Given instruction:
Drop the pictures, then extract the listing word for word.

-*-

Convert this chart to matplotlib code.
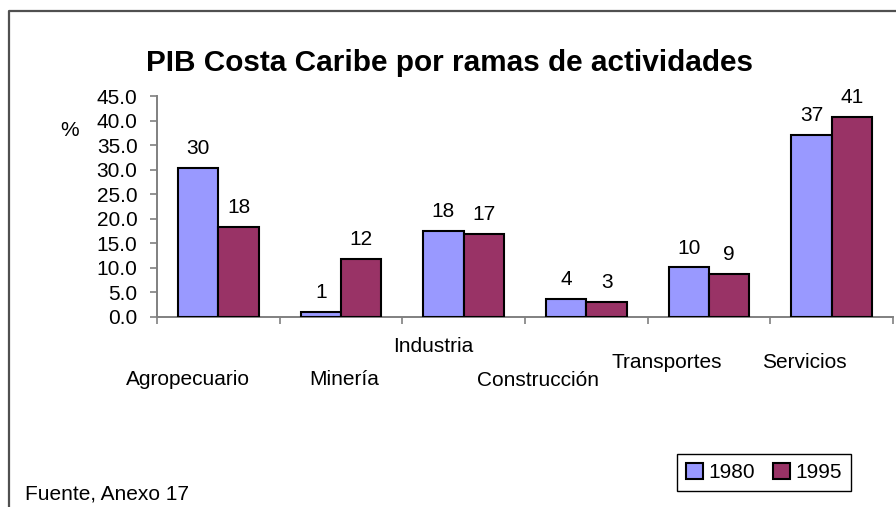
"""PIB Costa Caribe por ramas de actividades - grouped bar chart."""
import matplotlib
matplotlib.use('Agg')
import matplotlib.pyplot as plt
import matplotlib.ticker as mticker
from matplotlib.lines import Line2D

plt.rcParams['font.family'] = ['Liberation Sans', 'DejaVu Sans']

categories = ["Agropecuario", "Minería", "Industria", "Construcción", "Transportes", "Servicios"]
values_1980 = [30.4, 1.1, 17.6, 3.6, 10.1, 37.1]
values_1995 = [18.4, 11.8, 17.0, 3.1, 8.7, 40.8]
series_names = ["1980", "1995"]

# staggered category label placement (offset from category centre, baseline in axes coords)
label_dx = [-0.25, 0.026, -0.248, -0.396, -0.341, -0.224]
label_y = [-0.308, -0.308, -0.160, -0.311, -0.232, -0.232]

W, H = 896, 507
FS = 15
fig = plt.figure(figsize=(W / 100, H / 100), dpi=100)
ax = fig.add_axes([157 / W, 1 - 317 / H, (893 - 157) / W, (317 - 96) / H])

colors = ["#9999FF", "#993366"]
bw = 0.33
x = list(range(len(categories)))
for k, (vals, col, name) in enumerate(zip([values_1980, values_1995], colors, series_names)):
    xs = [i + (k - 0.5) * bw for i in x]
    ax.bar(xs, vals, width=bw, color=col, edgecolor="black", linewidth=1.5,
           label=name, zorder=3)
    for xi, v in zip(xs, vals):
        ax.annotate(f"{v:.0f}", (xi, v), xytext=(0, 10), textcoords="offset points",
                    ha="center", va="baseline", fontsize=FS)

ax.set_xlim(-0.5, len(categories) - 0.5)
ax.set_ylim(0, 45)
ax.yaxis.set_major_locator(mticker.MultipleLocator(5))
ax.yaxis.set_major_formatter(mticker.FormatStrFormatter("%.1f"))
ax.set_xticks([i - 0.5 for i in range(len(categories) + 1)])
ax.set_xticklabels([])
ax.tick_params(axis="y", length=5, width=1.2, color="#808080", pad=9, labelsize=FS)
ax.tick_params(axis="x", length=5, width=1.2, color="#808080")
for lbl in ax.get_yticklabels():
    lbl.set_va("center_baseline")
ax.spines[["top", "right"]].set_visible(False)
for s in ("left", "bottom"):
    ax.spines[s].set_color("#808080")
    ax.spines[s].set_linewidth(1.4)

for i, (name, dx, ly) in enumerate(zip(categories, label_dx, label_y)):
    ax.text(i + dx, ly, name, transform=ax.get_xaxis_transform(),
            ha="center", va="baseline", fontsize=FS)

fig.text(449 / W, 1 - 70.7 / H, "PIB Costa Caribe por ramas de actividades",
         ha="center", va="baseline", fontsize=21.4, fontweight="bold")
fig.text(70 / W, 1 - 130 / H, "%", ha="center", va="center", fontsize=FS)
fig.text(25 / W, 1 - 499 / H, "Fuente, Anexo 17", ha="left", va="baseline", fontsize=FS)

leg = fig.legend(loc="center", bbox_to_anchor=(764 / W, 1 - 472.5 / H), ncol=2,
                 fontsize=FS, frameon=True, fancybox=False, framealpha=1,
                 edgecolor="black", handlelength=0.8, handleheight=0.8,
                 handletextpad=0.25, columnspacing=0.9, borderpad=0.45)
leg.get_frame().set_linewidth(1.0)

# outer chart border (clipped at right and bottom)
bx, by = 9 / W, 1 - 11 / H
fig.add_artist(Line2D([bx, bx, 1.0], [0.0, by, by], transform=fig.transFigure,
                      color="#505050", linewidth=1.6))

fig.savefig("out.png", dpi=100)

-*-

Problem solution:
Convert this chart to matplotlib code.
"""PIB Costa Caribe por ramas de actividades - grouped bar chart."""
import matplotlib
matplotlib.use('Agg')
import matplotlib.pyplot as plt
import matplotlib.ticker as mticker
from matplotlib.lines import Line2D

plt.rcParams['font.family'] = ['Liberation Sans', 'DejaVu Sans']

categories = ["Agropecuario", "Minería", "Industria", "Construcción", "Transportes", "Servicios"]
values_1980 = [30.4, 1.1, 17.6, 3.6, 10.1, 37.1]
values_1995 = [18.4, 11.8, 17.0, 3.1, 8.7, 40.8]
series_names = ["1980", "1995"]

# staggered category label placement (offset from category centre, baseline in axes coords)
label_dx = [-0.25, 0.026, -0.248, -0.396, -0.341, -0.224]
label_y = [-0.308, -0.308, -0.160, -0.311, -0.232, -0.232]

W, H = 896, 507
FS = 15
fig = plt.figure(figsize=(W / 100, H / 100), dpi=100)
ax = fig.add_axes([157 / W, 1 - 317 / H, (893 - 157) / W, (317 - 96) / H])

colors = ["#9999FF", "#993366"]
bw = 0.33
x = list(range(len(categories)))
for k, (vals, col, name) in enumerate(zip([values_1980, values_1995], colors, series_names)):
    xs = [i + (k - 0.5) * bw for i in x]
    ax.bar(xs, vals, width=bw, color=col, edgecolor="black", linewidth=1.5,
           label=name, zorder=3)
    for xi, v in zip(xs, vals):
        ax.annotate(f"{v:.0f}", (xi, v), xytext=(0, 10), textcoords="offset points",
                    ha="center", va="baseline", fontsize=FS)

ax.set_xlim(-0.5, len(categories) - 0.5)
ax.set_ylim(0, 45)
ax.yaxis.set_major_locator(mticker.MultipleLocator(5))
ax.yaxis.set_major_formatter(mticker.FormatStrFormatter("%.1f"))
ax.set_xticks([i - 0.5 for i in range(len(categories) + 1)])
ax.set_xticklabels([])
ax.tick_params(axis="y", length=5, width=1.2, color="#808080", pad=9, labelsize=FS)
ax.tick_params(axis="x", length=5, width=1.2, color="#808080")
for lbl in ax.get_yticklabels():
    lbl.set_va("center_baseline")
ax.spines[["top", "right"]].set_visible(False)
for s in ("left", "bottom"):
    ax.spines[s].set_color("#808080")
    ax.spines[s].set_linewidth(1.4)

for i, (name, dx, ly) in enumerate(zip(categories, label_dx, label_y)):
    ax.text(i + dx, ly, name, transform=ax.get_xaxis_transform(),
            ha="center", va="baseline", fontsize=FS)

fig.text(449 / W, 1 - 70.7 / H, "PIB Costa Caribe por ramas de actividades",
         ha="center", va="baseline", fontsize=21.4, fontweight="bold")
fig.text(70 / W, 1 - 130 / H, "%", ha="center", va="center", fontsize=FS)
fig.text(25 / W, 1 - 499 / H, "Fuente, Anexo 17", ha="left", va="baseline", fontsize=FS)

leg = fig.legend(loc="center", bbox_to_anchor=(764 / W, 1 - 472.5 / H), ncol=2,
                 fontsize=FS, frameon=True, fancybox=False, framealpha=1,
                 edgecolor="black", handlelength=0.8, handleheight=0.8,
                 handletextpad=0.25, columnspacing=0.9, borderpad=0.45)
leg.get_frame().set_linewidth(1.0)

# outer chart border (clipped at right and bottom)
bx, by = 9 / W, 1 - 11 / H
fig.add_artist(Line2D([bx, bx, 1.0], [0.0, by, by], transform=fig.transFigure,
                      color="#505050", linewidth=1.6))

fig.savefig("out.png", dpi=100)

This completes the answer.